42. How do you use the choice set up?

Nearly everyone in sales knows how to use the choice close; what day would you like delivery, Tuesday or Wednesday? What pack size would be best for you, 12 or 24? You ask the customer to choose between something you want and something else you want and them make the choice - you win both ways.

Now let's take it to a higher level by including the element of contrast. Give them a choice between something they don't want and something they didn't know they wanted until you presented the choice.

Let's say you are going to sell a house to a prospective buyer. The price you want is $100,000. You first take them to a $125,000 house that is overpriced by $25,000. Next you take them to a $75,000 house in need of $50,000 worth of repairs located in a poor area. NOW you take them to your perfectly priced house - $100,000. The choice for the buyer is clear.

How about the used car sales person? They first show you an old clunker that is overpriced and barely runs. Next they show you the care they really want to sell you. In your mind you are comparing the differences and thinking about what a great bargain!

You are talking to a computer sales person about purchasing a new system for your office. You tell the sales person all your requirements who is adding everything up on your list. The sales person now hits you with a whopping $10,000. As soon as you are over your shock you are presented with another choice - a package deal for only $3,000. What a deal! What an easy choice to make. Of course, that is what they wanted to sell you in the first place.

I am at the airport and the flight I am waiting to board is oversold. The attendant jokingly offers to pay $5,000 to anyone who is willing to give up their seat.

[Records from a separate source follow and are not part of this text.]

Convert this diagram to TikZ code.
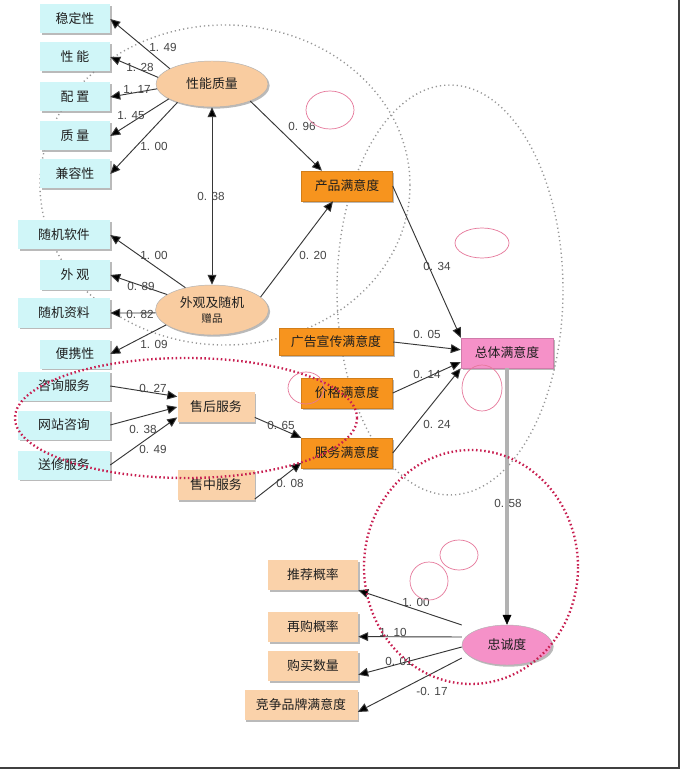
\documentclass[tikz,border=0pt]{standalone}
\usepackage{fontspec}
\setmainfont{Liberation Sans}
\newfontfamily\cjk{Noto Sans CJK SC}
\usetikzlibrary{arrows.meta,shapes.geometric,shadows}

\definecolor{indcyan}{RGB}{208,246,248}
\definecolor{latorange}{RGB}{249,204,160}
\definecolor{suborange}{RGB}{250,210,170}
\definecolor{satorange}{RGB}{247,148,30}
\definecolor{totpink}{RGB}{245,145,200}
\definecolor{txtdark}{RGB}{30,30,30}
\definecolor{lblgray}{RGB}{70,70,70}
\definecolor{linkgray}{RGB}{55,55,55}
\definecolor{dotgray}{RGB}{150,150,150}
\definecolor{dotred}{RGB}{200,30,80}
\definecolor{markpink}{RGB}{230,120,155}

\tikzset{
  shadowed/.style={drop shadow={shadow xshift=0.05cm,shadow yshift=-0.05cm,fill=black!45,opacity=0.6}},
  ind/.style={rectangle,fill=indcyan,minimum width=2.1cm,minimum height=0.87cm,inner sep=0pt,
    font=\cjk\fontsize{11}{13}\selectfont,text=txtdark,shadowed},
  indw/.style={ind,minimum width=2.76cm},
  lat/.style={ellipse,fill=latorange,draw=black!30,inner sep=0pt,
    font=\cjk\fontsize{11}{13}\selectfont,text=txtdark,shadowed,align=center},
  sub/.style={rectangle,fill=suborange,minimum width=2.7cm,minimum height=0.9cm,inner sep=0pt,
    font=\cjk\fontsize{11}{13}\selectfont,text=txtdark,shadowed},
  sat/.style={rectangle,fill=satorange,draw=satorange!85!black,minimum width=2.73cm,minimum height=0.9cm,
    inner sep=0pt,font=\cjk\fontsize{11}{13}\selectfont,text=txtdark,shadowed},
  lbl/.style={font=\fontsize{10}{12}\selectfont,text=lblgray,inner sep=0pt},
  link/.style={draw=linkgray,line width=0.8pt,-{Triangle[length=8.5pt,width=7.5pt,fill=black]}},
  graydot/.style={draw=dotgray,line width=1.2pt,dash pattern=on 1pt off 2.6pt},
  reddot/.style={draw=dotred,line width=2pt,dash pattern=on 1.3pt off 2.2pt},
  pinkmark/.style={draw=markpink,line width=0.6pt}
}

\begin{document}
\begin{tikzpicture}[x=0.03cm,y=-0.03cm]
  \useasboundingbox[fill=white] (0,0) rectangle (680,769);
  % grey dotted areas
  \draw[graydot] (225,185) ellipse [x radius=185,y radius=160];
  \draw[graydot] (450,290) ellipse [x radius=113,y radius=205];

  % observed indicators
  \node[ind]  (wending)  at (75,19)  {稳定性};
  \node[ind]  (xingneng) at (75,57)  {性 能};
  \node[ind]  (peizhi)   at (75,97)  {配 置};
  \node[ind]  (zhiliang) at (75,136) {质 量};
  \node[ind]  (jianrong) at (75,174) {兼容性};
  \node[indw] (ruanjian) at (64,235) {随机软件};
  \node[ind]  (waiguan)  at (75,275) {外 观};
  \node[indw] (ziliao)   at (64,313) {随机资料};
  \node[ind]  (bianxie)  at (75,354) {便携性};
  \node[indw] (zixun)    at (64,386) {咨询服务};
  \node[indw] (wangzhan) at (64,425) {网站咨询};
  \node[indw] (songxiu)  at (64,465) {送修服务};

  % latent variables
  \node[lat,minimum width=3.36cm,minimum height=1.38cm] (xnzl) at (212,84) {性能质量};
  \node[lat,minimum width=3.39cm,minimum height=1.5cm] (wgzp) at (212,310) {外观及随机\\[-1pt]{\fontsize{9}{11}\selectfont 赠品}};
  \node[lat,fill=totpink,minimum width=2.7cm,minimum height=1.2cm] (zcd) at (507,645) {忠诚度};

  % service
  \node[sub,minimum width=2.31cm] (shouhou)   at (216,407) {售后服务};
  \node[sub,minimum width=2.31cm] (shouzhong) at (216,485) {售中服务};

  % satisfaction
  \node[sat] (chanpin)  at (347,186) {产品满意度};
  \node[sat,minimum width=3.42cm,minimum height=0.8cm] (guanggao) at (336,342) {广告宣传满意度};
  \node[sat] (jiage)    at (347,393) {价格满意度};
  \node[sat] (fuwu)     at (347,453) {服务满意度};
  \node[sat,fill=totpink,draw=totpink!85!black,minimum width=2.76cm] (zongti) at (507,353) {总体满意度};

  % loyalty indicators
  \node[sub] (tuijian)    at (313,575) {推荐概率};
  \node[sub] (zaigou)     at (313,627) {再购概率};
  \node[sub] (goumai)     at (313,666) {购买数量};
  \node[sub,minimum width=3.39cm] (jingzheng) at (301,705) {竞争品牌满意度};

  % loadings
  \draw[link] (xnzl.160) -- (wending.east);
  \draw[link] (xnzl.173) -- (xingneng.east);
  \draw[link] (xnzl.185) -- (peizhi.east);
  \draw[link] (xnzl.199) -- (zhiliang.east);
  \draw[link] (xnzl.208) -- (jianrong.east);
  \draw[link] (wgzp.140) -- (ruanjian.east);
  \draw[link] (wgzp.161) -- (waiguan.east);
  \draw[link] (wgzp.183) -- (ziliao.east);
  \draw[link] (wgzp.198) -- (bianxie.east);
  \draw[link,{Triangle[length=8.5pt,width=7.5pt,fill=black]}-{Triangle[length=8.5pt,width=7.5pt,fill=black]}] (xnzl) -- (wgzp);

  % paths
  \draw[link] (xnzl.-24) -- ([xshift=-0.75cm]chanpin.north);
  \draw[link] (wgzp.15) -- ([xshift=-0.42cm]chanpin.south);
  \draw[link] (zixun.east) -- (shouhou.165);
  \draw[link] (wangzhan.east) -- (shouhou.west);
  \draw[link] (songxiu.east) -- (shouhou.195);
  \draw[link] (shouhou.-15) -- (fuwu.north west);
  \draw[link] (shouzhong.-20) -- (fuwu.192);
  \draw[link] (chanpin.east) -- (zongti.north west);
  \draw[link] (guanggao.east) -- (zongti.176);
  \draw[link] (jiage.east) -- (zongti.191);
  \draw[link] (fuwu.east) -- (zongti.south west);
  \draw[draw=gray!60,line width=2.6pt,-{Triangle[length=8.5pt,width=7.5pt,color=black,line width=0.4pt]}] (zongti) -- (zcd);
  \draw[link] ([yshift=0.6cm]zcd.west) -- (tuijian.south east);
  \draw[link] ([yshift=0.24cm]zcd.west) -- (zaigou.-12);
  \draw[link] ([yshift=-0.06cm]zcd.west) -- (goumai.-11);
  \draw[link] ([yshift=-0.39cm]zcd.west) -- (jingzheng.-7);

  % coefficients
  \node[lbl] at (163,47)  {1. 49};
  \node[lbl] at (140,67)  {1. 28};
  \node[lbl] at (137,89)  {1. 17};
  \node[lbl] at (131,116) {1. 45};
  \node[lbl] at (154,146) {1. 00};
  \node[lbl] at (302,126) {0. 96};
  \node[lbl] at (211,196) {0. 38};
  \node[lbl] at (154,255) {1. 00};
  \node[lbl] at (141,286) {0. 89};
  \node[lbl] at (140,314) {0. 82};
  \node[lbl] at (154,344) {1. 09};
  \node[lbl] at (313,255) {0. 20};
  \node[lbl] at (153,388) {0. 27};
  \node[lbl] at (143,429) {0. 38};
  \node[lbl] at (153,449) {0. 49};
  \node[lbl] at (281,425) {0. 65};
  \node[lbl] at (290,483) {0. 08};
  \node[lbl] at (437,266) {0. 34};
  \node[lbl] at (427,334) {0. 05};
  \node[lbl] at (427,374) {0. 14};
  \node[lbl] at (437,424) {0. 24};
  \node[lbl] at (508,503) {0. 58};
  \node[lbl] at (416,602) {1. 00};
  \node[lbl] at (393,632) {1. 10};
  \node[lbl] at (399,661) {0. 01};
  \node[lbl] at (432,691) {-0. 17};

  % red dotted areas and pink marks
  \draw[reddot] (186,418) ellipse [x radius=171,y radius=60];
  \draw[reddot] (471,567) ellipse [x radius=107,y radius=117];
  \draw[pinkmark] (330,110) ellipse [x radius=24,y radius=19];
  \draw[pinkmark] (482,243) ellipse [x radius=27,y radius=15];
  \draw[pinkmark] (482,388) ellipse [x radius=20,y radius=23];
  \draw[pinkmark] (306,388) ellipse [x radius=18,y radius=16];
  \draw[pinkmark] (459,555) ellipse [x radius=19,y radius=15];
  \draw[pinkmark] (429,581) ellipse [x radius=19,y radius=19];

  % frame
  \draw[black!75,line width=2pt] (679,0) -- (679,769);
  \draw[black!75,line width=2pt] (0,768) -- (680,768);
\end{tikzpicture}
\end{document}
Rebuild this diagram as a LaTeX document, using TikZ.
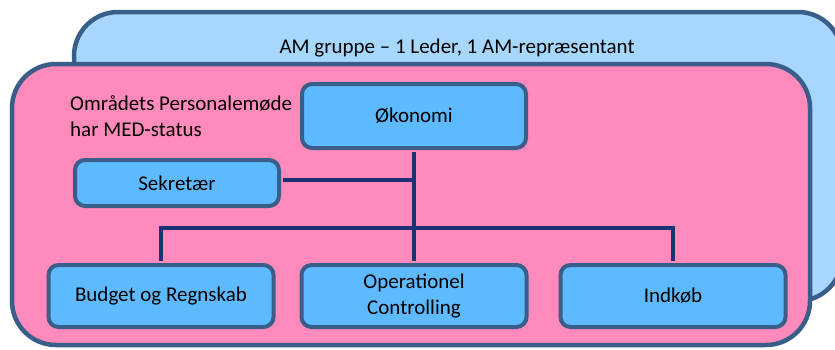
\documentclass[tikz,border=0pt]{standalone}
\usepackage{fontspec}
\setmainfont{Carlito}
\usetikzlibrary{positioning}

\definecolor{amblue}{HTML}{A6D8FE}
\definecolor{medpink}{HTML}{FF8ABB}
\definecolor{unitblue}{HTML}{5EBAFE}
\definecolor{framecol}{HTML}{3A5E8A}
\definecolor{wirecol}{HTML}{1B3374}

\tikzset{
  unit/.style={draw=framecol, fill=unitblue, line width=4pt, rounded corners=10pt,
    minimum width=225pt, minimum height=62pt, align=center, inner sep=0pt,
    font=\fontsize{21}{26}\selectfont},
  group/.style={draw=framecol, line width=4.5pt, rounded corners=44pt},
  label/.style={inner sep=0pt, font=\fontsize{21}{26}\selectfont},
  link/.style={draw=wirecol, line width=3.6pt, shorten <=2pt, shorten >=2pt}
}

\begin{document}
\begin{tikzpicture}[x=1pt,y=-1pt]
\useasboundingbox (0,0) rectangle (835,349);

% outer groups
\draw[group, fill=amblue] (74,12) rectangle (842,301);
\draw[group, fill=medpink] (12,64) rectangle (810,345);
\node[label] (amgrp) at (457,48) {AM gruppe – 1 Leder, 1 AM-repræsentant};
\node[label, anchor=north west, align=left] (med) at (70,95) {Områdets Personalemøde\\har MED-status};

% units
\node[unit, minimum width=224pt, minimum height=64pt] (oko) at (414,116) {Økonomi};
\node[unit, minimum width=204pt, minimum height=46pt] (sek) at (177,183) {Sekretær};
\node[unit] (opctrl) at (414,296) {Operationel\\Controlling};
\node[unit, left=24pt of opctrl] (budget) {Budget og Regnskab};
\node[unit, right=30pt of opctrl] (indkob) {Indkøb};

% wires
\coordinate (bus) at (414,228);
\coordinate (sekout) at ([yshift=3pt]sek.east);
\draw[link] (oko.south) -- (opctrl.north);
\draw[link] (sekout) -- (sekout -| oko.south);
\draw[link] (budget.north) |- (bus) -| (indkob.north);

\end{tikzpicture}
\end{document}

He immediately admits that he was kidding and says he will pay $200 if anyone would be willing to give up their seat and take a later flight. No takers! Why? He misused the choice close set up. If he would have jokingly offered $25 and then raised it to $200 it would have seemed like a real deal.

Let's say you are going on a job interview and you are going to use the choice close set up. Arrange for two interviews, one immediately following the other. Have a friend go on the first appointment and have them intentionally screw up the interview. Then you go in, well prepared, on the second appointment for your interview and the choice becomes obvious.

If you think this sounds a little shady, consider this choice close set up used by undertakers. The undertaker will first show you a low budget, low price casket that is carefully positioned in a dark corner of the showroom. Then they show you the higher priced casket and point out all the benefits. Compared to the low end casket it is an easy choice to make. The closing statement is usually the one about the how the lower priced casket leaks and the higher priced doesn't! Works for me.

What does this have to do with you? The next time you present a product to a customer take two products instead of one. Take in an expensive, high end product along with the one you want to sell. Show them the over-priced high-end product first. After they get over their shock, bring out the one you wanted to sell in the first place and it will seem like and easy choice.

When I present my sales training program I always make the following comparison:

The American Management Association currently has a program available called Negotiating to Win. It is offered at 13 locations throughout the US at various times during the year. The cost; $1,675 per person with approximately 30% of the information covered being relevant to your business. If you had 25 sales people it would cost you $41,875 plus the individual travel expenses for each sales person.

Makes my fee seem low, which it really is!